With the change in majority control of the Senate, the longest-serving Republican, Orrin Hatch (Utah), becomes president pro tempore, the third in the line of succession to the presidency. In an e-mail previewing his plans Hatch’s office advises: “The role of the President Pro Tempore can be broken down into three categories: (1) Presiding over the Senate in the absence of the Vice President and helping to encourage proper process and decorum, (2) preparing for continuity of government as third in line in succession to the Presidency, and (3) acting as an elder statesman within the institution, helping to build consensus and enable the Senate to legislate effectively. The office of President Pro Tempore is a platform to articulate a compelling policy vision and support the party’s leaders in realizing that vision through substantive legislation that is enacted into law.”
It seems that Hatch, a prolific lawmaker in the days when the Senate actually took votes and passed bills, intends to take advantage of his platform. He previously set out a number of goals to “to foster an environment that encourages research and innovation by addressing abusive patent litigation, protecting trade secrets, modernizing the Electronic Communications Privacy Act, strengthening cybersecurity, reforming immigration policy for high-skilled workers, reducing regulatory and tax burdens for innovators, and removing barriers to digital trade.” He reiterates those policy concerns and reiterates his suggestion for immigration reform: “The new Congress has an opportunity to enhance America’s competitive workforce through immigration reform that will streamline the hiring process for high-skilled individuals entering the United States and by investing in STEM education and training.”
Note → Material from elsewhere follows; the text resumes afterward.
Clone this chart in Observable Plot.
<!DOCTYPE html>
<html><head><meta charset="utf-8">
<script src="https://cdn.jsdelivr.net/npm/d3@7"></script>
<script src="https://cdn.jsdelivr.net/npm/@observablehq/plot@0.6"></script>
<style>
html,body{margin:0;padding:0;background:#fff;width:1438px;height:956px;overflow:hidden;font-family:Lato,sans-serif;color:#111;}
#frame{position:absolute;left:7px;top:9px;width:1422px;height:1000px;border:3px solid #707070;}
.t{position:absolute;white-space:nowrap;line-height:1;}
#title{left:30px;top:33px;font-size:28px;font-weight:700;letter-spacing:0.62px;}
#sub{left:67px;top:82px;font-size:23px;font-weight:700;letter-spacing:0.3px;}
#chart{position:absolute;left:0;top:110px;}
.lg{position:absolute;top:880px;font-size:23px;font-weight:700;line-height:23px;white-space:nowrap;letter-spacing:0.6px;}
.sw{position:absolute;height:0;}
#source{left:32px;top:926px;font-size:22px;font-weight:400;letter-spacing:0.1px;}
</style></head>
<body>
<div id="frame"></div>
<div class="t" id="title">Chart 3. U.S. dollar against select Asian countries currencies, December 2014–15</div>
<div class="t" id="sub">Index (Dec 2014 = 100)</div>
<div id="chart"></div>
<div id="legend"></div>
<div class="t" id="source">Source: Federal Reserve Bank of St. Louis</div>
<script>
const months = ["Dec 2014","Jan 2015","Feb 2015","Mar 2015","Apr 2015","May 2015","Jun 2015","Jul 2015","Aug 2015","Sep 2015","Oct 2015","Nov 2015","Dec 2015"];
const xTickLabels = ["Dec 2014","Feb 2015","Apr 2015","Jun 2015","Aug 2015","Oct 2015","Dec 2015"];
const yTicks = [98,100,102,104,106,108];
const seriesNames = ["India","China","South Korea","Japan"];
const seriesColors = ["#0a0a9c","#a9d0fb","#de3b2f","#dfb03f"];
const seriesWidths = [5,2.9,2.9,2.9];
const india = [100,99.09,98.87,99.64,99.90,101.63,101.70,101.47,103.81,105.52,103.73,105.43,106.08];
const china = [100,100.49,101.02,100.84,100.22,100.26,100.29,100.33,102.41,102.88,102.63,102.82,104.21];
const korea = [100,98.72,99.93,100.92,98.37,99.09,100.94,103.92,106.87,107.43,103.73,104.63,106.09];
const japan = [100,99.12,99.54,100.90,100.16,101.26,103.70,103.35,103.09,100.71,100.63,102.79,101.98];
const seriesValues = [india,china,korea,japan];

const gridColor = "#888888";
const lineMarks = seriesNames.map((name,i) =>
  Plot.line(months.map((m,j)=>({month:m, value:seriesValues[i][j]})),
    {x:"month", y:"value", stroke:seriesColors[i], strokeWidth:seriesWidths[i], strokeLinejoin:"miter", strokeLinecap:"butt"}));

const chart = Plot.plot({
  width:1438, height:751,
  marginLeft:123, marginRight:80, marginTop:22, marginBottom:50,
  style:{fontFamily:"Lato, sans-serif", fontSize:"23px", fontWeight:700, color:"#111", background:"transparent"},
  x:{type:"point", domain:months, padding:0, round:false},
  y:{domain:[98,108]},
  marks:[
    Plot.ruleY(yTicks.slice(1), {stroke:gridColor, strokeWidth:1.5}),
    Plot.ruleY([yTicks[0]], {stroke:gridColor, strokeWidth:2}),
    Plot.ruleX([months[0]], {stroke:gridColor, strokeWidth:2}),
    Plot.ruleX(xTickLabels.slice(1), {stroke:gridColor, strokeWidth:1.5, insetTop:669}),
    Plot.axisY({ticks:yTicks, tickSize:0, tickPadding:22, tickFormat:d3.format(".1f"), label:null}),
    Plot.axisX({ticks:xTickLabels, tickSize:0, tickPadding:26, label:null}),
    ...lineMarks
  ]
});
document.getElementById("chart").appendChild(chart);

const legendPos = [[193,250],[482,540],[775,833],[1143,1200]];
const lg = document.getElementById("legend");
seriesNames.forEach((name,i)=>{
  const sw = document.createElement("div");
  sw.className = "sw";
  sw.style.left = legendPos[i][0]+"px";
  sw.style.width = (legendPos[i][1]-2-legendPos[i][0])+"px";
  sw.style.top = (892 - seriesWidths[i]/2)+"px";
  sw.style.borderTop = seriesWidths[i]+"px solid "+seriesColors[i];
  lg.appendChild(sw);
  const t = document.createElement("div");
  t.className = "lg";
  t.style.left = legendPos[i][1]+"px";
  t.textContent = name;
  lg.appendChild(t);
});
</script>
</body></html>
While continuing to denounce the president’s unilateral action on immigration — which affords no legal certainty to those to whom it offers deferred deportation — there are some things the GOP Congress can and should do. Much as I would like, a permanent solution to the 11 million here illegally is not in the cards for now. That does not mean Republicans can or should do nothing. Republican immigration reform skeptics keep saying they want a conservative bill, so here is their chance.
They can pass a bill that enhances border security, enacts an e-Verify system for checking authorization to work, and works on a system for flagging visa overstays. Then they can tackle one aspect of the fickle legal immigration system that favors immigrants with attenuated family connections over economically productive, highly qualified workers.
Virtually every credible economist has found that immigration increases growth, tax revenue and wages — with the exception of a modest decrease in wages for those without a high school education. In particular, immigrants are over-represented in high-tech start-ups and new patent filers. So for now, why not reform the immigration system for the brainiacs, the highly credentialed and the entrepreneurs only? No serious person can argue that we don’t have a shortage in some high-tech fields or argue against allowing foreign students with advanced degrees to remain in the country.
For years, supply-side economist Stephen Moore (now with Heritage Foundation) has argued that the economic benefits from increasing visas for highly skilled and entrepreneurial immigrants is an untapped gold mine. In 2001, he wrote:
U.S. firms also desperately need access to the kinds of technically trained workers that created the Silicon Valley prosperity in the first place. This means that over the long term they need better-trained U.S. workers. But it also means they need to be able to hire high-skilled immigrant workers. The immigration laws are pathetically inadequate in this regard. Until a few years ago, U.S. firms were permitted to recruit just 65,000 skill-based immigrants per year under a program called H-1B. In 1998 that cap was raised to approximately 100,000 per year.
That is still too few visas relative to the need and the economic opportunity. We should immediately double or even triple high-skilled immigration visas. These talented engineers, scientists, teachers, and business professionals will not take jobs from American workers — they will almost certainly create jobs by making our industries more profitable and productive.
He’s right, and the disputes over low-skilled immigration and the long-term solution to those here illegally should not prevent passage of border and visa control measures or common-sense, pro-growth immigration reform. But Democrats will never go for it! Perhaps, but let them cast votes against border security and pro-growth, pro-jobs immigration reform. Or come up with a trade (e.g., infrastructure funding) for such an immigration package.
In any case, the president has thrown down the immigration gauntlet on the do-nothing Congress, and Republicans should pick it up by legislatively nixing his unilateral immigration plan, passing effective border security as a precondition to future action on those here illegally and increasing visas for the most economically productive immigrants — who can’t possibly be accused of taking jobs from low- and middle-income Americans. Republicans should be clear that they are amenable to other measures, but for now, if they want to be for something, Hatch’s idea should be on the agenda.